At the end of the stream, we have $$S = \sum_{j=1}^m s(\sigma_j) = \sum_{i=1}^n s(i) f_i$$ and we approximate $F_2$ using $$X = S^2 = \sum_{i=1}^n f_i^2 + \sum_{i \neq j} s(i) s(j) f_i f_j$$ $$\mathbb{E}[X] = F_2 + \sum_{i \neq j} \underbrace{\mathbb{E}[s(i) s(j)]}_{\mathbb{E}[s(i)] \cdot \mathbb{E}[s(j)] = 0} f_i f_j = F_2$$ because $s(i)$ and $s(j)$ are independent, which stems from 4-wise independence. $$\mathbb{V}[X] = \mathbb{E}[X^2] - \mathbb{E}[X]^2 = \mathbb{E}[S^4] - F_2^2$$
and $$ \begin{aligned} \mathbb{E}[S^4] & = \sum_{i=1}^n f_i^4 + \binom{4}{2} \sum_{i < j} f_i^2 f_j^2\cr & + \sum_{i \neq j \neq k \neq l} \underbrace{\mathbb{E}[s(i) \dots s(l)]}_{0} f_i \dots f_l \end{aligned} $$
so $$\mathbb{V}[X] = 4 \sum_{i < j} f_i^2 f_j^2 \le 2 F_2^2$$
As you can see, $X$ gives a good estimation of $F_2$ on average but its variance is still quite big.
Improving the precision
In order to improve the precision of our estimation, let us try to reduce the variance. To do that, let us make $t$ independent copies of $X$ and compute their mean $$Y = \frac{1}{t} \sum_{i=1}^t X_i$$ While the average stays the same, the variance gets shrunk by a factor $t$: $$\mathbb{V}[Y] = \frac{1}{t^2} \mathbb{V}\left[\sum_{i=1}^t X_i\right] = \frac{\mathbb{V}[X]}{t} \le \frac{2 F_2^2}{t}$$
What's more, by choosing $t = \frac{6}{\varepsilon^2}$, Chebyshev's inequality leads to $$\mathbb{P}(|Y - F_2| > \varepsilon F_2) \le \frac{\mathbb{V}[Y]}{\varepsilon^2 F_2^2} \le \frac{2}{t \varepsilon^2} = \frac{1}{3}$$
Therefore, we know that $$(1 - \varepsilon) F_2 \le Y \le (1 + \varepsilon) F_2$$ with probability at least $\frac{2}{3}$.
Wrapping it all together
So we are left with an estimator that gives a good approximation of $F_2$ with probability $\frac{2}{3}$, and we would like to make it more reliable. This sounds familiar, right?

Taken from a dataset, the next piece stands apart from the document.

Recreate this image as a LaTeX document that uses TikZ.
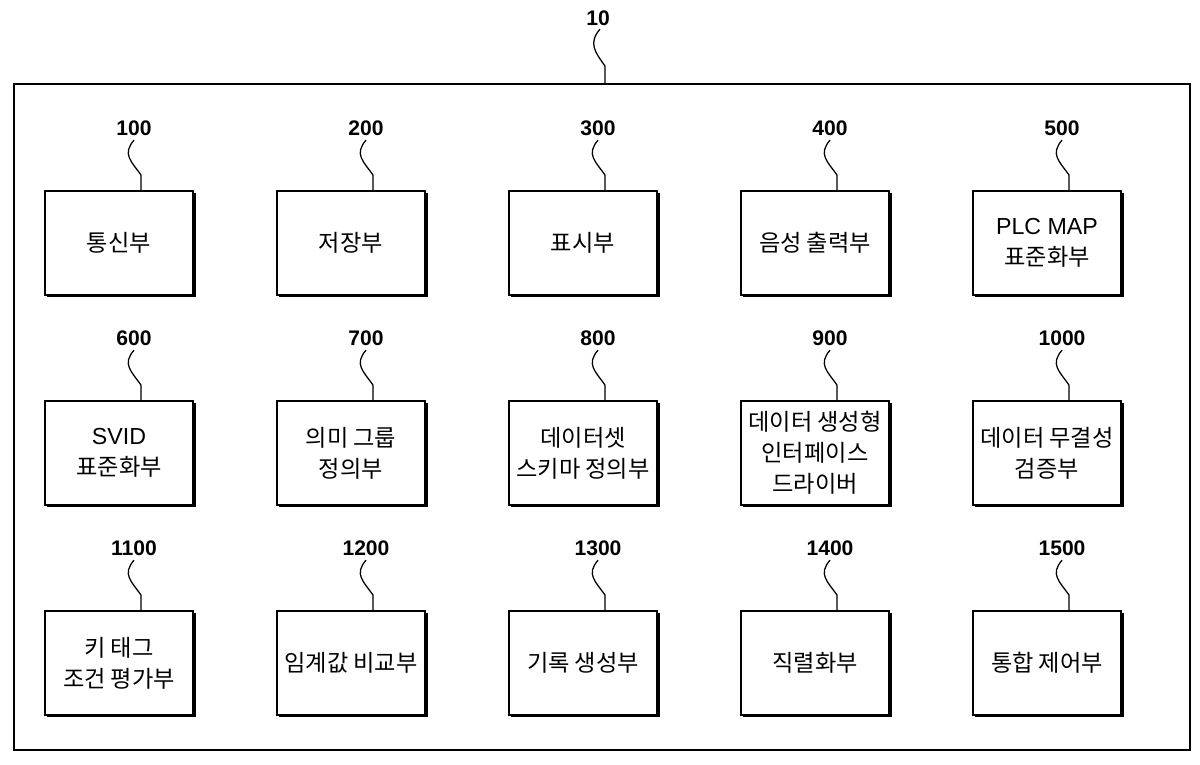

As you might have guessed, it is time to make use of the median trick!
Using the method described in the first section, we obtain an estimator $M$ that satisfies $$(1 - \varepsilon) F_2 \le M \le (1 + \varepsilon) F_2$$ with probability at least $1 - \delta$.
In the end, this algorithm requires $\mathcal{O}\big(\frac{1}{\varepsilon^2} \ln \frac{1}{\delta}\big)$ space, which is very efficient!